-------- Records for processing

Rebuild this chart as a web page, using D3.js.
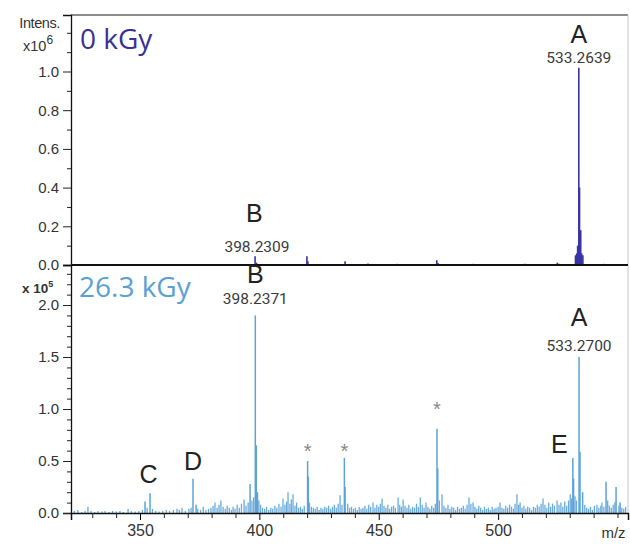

----------------
-------- Records for processing

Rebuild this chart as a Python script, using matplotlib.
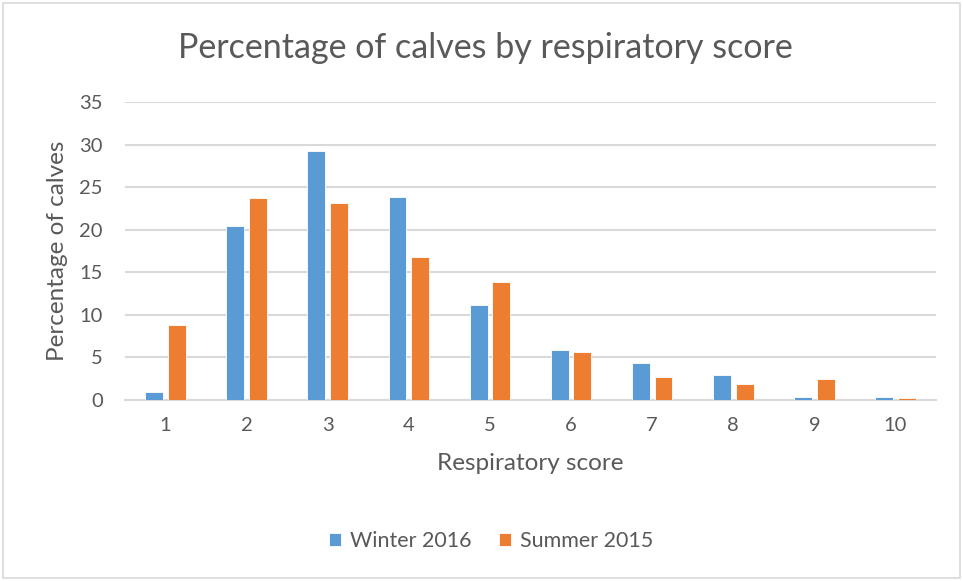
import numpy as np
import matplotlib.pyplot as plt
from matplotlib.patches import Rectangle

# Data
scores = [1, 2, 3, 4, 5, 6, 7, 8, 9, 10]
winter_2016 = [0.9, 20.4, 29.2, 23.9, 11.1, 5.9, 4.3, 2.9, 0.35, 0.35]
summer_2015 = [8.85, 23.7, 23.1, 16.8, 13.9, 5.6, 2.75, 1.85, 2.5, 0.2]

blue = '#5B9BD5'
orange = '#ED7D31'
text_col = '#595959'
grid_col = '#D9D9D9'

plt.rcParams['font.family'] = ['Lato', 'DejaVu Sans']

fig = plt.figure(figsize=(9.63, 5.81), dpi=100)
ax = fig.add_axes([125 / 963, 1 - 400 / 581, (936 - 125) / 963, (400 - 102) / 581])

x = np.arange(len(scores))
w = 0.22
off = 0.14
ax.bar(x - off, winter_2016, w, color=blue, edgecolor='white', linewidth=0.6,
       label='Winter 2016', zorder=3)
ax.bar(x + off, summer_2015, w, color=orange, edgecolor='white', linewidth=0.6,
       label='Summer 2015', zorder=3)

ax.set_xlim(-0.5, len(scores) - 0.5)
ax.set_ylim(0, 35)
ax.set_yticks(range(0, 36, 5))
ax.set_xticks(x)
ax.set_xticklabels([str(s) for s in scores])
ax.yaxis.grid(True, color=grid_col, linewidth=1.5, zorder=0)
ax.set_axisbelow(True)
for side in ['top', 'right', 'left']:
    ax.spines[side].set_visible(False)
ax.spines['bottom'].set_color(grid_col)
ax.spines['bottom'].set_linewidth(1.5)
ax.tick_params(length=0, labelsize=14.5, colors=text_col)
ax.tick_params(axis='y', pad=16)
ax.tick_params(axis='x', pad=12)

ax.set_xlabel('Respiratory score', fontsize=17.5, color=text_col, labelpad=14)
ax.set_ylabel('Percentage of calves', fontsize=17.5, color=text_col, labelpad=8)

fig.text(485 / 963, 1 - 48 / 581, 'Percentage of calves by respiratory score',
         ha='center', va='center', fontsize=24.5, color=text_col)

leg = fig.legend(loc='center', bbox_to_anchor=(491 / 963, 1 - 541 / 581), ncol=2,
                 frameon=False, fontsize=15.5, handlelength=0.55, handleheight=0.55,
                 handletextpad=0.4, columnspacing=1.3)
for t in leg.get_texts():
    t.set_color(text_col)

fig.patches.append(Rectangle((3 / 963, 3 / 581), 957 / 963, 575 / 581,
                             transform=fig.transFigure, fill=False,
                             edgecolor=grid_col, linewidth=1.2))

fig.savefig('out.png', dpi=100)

----------------
-------- Records for processing

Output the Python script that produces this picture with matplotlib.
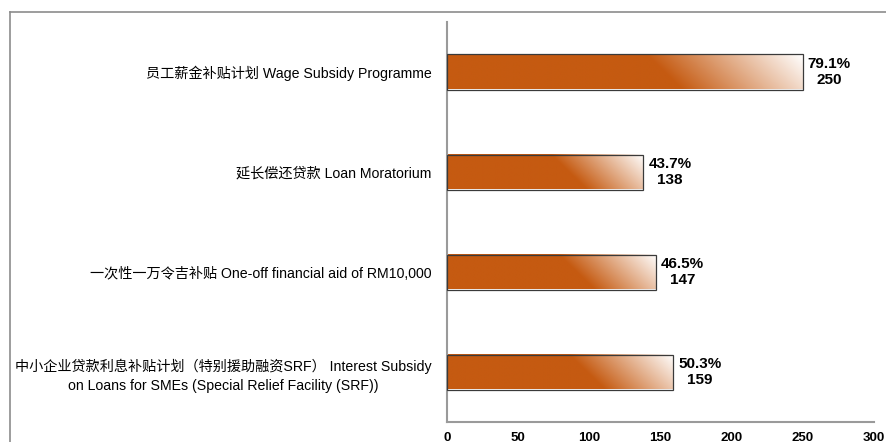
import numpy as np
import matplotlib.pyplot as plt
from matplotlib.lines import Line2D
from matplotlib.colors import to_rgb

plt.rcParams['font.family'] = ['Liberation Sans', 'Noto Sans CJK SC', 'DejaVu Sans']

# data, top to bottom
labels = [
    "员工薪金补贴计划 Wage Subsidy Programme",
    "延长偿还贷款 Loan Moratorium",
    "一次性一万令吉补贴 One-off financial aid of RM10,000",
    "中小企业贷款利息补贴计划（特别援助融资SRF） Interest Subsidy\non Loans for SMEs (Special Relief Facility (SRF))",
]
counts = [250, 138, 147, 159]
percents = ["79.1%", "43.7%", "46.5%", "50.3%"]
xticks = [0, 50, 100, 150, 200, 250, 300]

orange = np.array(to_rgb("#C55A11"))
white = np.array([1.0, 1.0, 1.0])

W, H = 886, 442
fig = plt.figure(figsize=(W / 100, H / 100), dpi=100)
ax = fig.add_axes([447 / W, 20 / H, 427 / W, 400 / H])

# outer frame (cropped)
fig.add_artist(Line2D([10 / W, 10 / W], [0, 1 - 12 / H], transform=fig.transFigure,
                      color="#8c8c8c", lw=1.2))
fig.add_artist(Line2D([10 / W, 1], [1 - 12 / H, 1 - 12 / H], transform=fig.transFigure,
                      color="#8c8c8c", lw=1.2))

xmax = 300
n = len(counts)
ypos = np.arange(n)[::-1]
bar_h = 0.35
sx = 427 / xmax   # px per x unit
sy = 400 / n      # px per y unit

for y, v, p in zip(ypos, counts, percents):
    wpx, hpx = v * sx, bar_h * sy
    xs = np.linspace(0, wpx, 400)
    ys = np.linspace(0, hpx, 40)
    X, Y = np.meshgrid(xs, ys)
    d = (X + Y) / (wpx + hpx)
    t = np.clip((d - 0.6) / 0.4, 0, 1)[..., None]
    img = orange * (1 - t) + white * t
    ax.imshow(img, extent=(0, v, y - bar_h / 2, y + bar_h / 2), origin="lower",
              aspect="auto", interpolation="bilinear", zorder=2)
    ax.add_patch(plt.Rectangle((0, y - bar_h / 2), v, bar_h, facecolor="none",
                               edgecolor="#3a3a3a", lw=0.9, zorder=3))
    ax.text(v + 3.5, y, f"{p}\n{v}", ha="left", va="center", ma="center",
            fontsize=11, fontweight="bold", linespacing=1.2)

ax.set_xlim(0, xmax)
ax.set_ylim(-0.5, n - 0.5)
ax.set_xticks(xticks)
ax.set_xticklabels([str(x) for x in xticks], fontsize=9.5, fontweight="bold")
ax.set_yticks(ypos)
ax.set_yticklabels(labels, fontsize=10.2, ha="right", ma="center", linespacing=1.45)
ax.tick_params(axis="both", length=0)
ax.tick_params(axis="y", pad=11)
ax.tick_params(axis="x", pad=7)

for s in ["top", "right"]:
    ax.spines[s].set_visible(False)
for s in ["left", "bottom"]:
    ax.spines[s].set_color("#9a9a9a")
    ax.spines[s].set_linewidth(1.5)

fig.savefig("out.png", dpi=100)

----------------

• Objective: Begin at the line containing "Rebuild this chart as a Python", end at the line containing "label='Summer 2015', zorder=3)", and copy those lines word for word, both included. Skip pictures.

• Exercise solution:
Rebuild this chart as a Python script, using matplotlib.
import numpy as np
import matplotlib.pyplot as plt
from matplotlib.patches import Rectangle

# Data
scores = [1, 2, 3, 4, 5, 6, 7, 8, 9, 10]
winter_2016 = [0.9, 20.4, 29.2, 23.9, 11.1, 5.9, 4.3, 2.9, 0.35, 0.35]
summer_2015 = [8.85, 23.7, 23.1, 16.8, 13.9, 5.6, 2.75, 1.85, 2.5, 0.2]

blue = '#5B9BD5'
orange = '#ED7D31'
text_col = '#595959'
grid_col = '#D9D9D9'

plt.rcParams['font.family'] = ['Lato', 'DejaVu Sans']

fig = plt.figure(figsize=(9.63, 5.81), dpi=100)
ax = fig.add_axes([125 / 963, 1 - 400 / 581, (936 - 125) / 963, (400 - 102) / 581])

x = np.arange(len(scores))
w = 0.22
off = 0.14
ax.bar(x - off, winter_2016, w, color=blue, edgecolor='white', linewidth=0.6,
       label='Winter 2016', zorder=3)
ax.bar(x + off, summer_2015, w, color=orange, edgecolor='white', linewidth=0.6,
       label='Summer 2015', zorder=3)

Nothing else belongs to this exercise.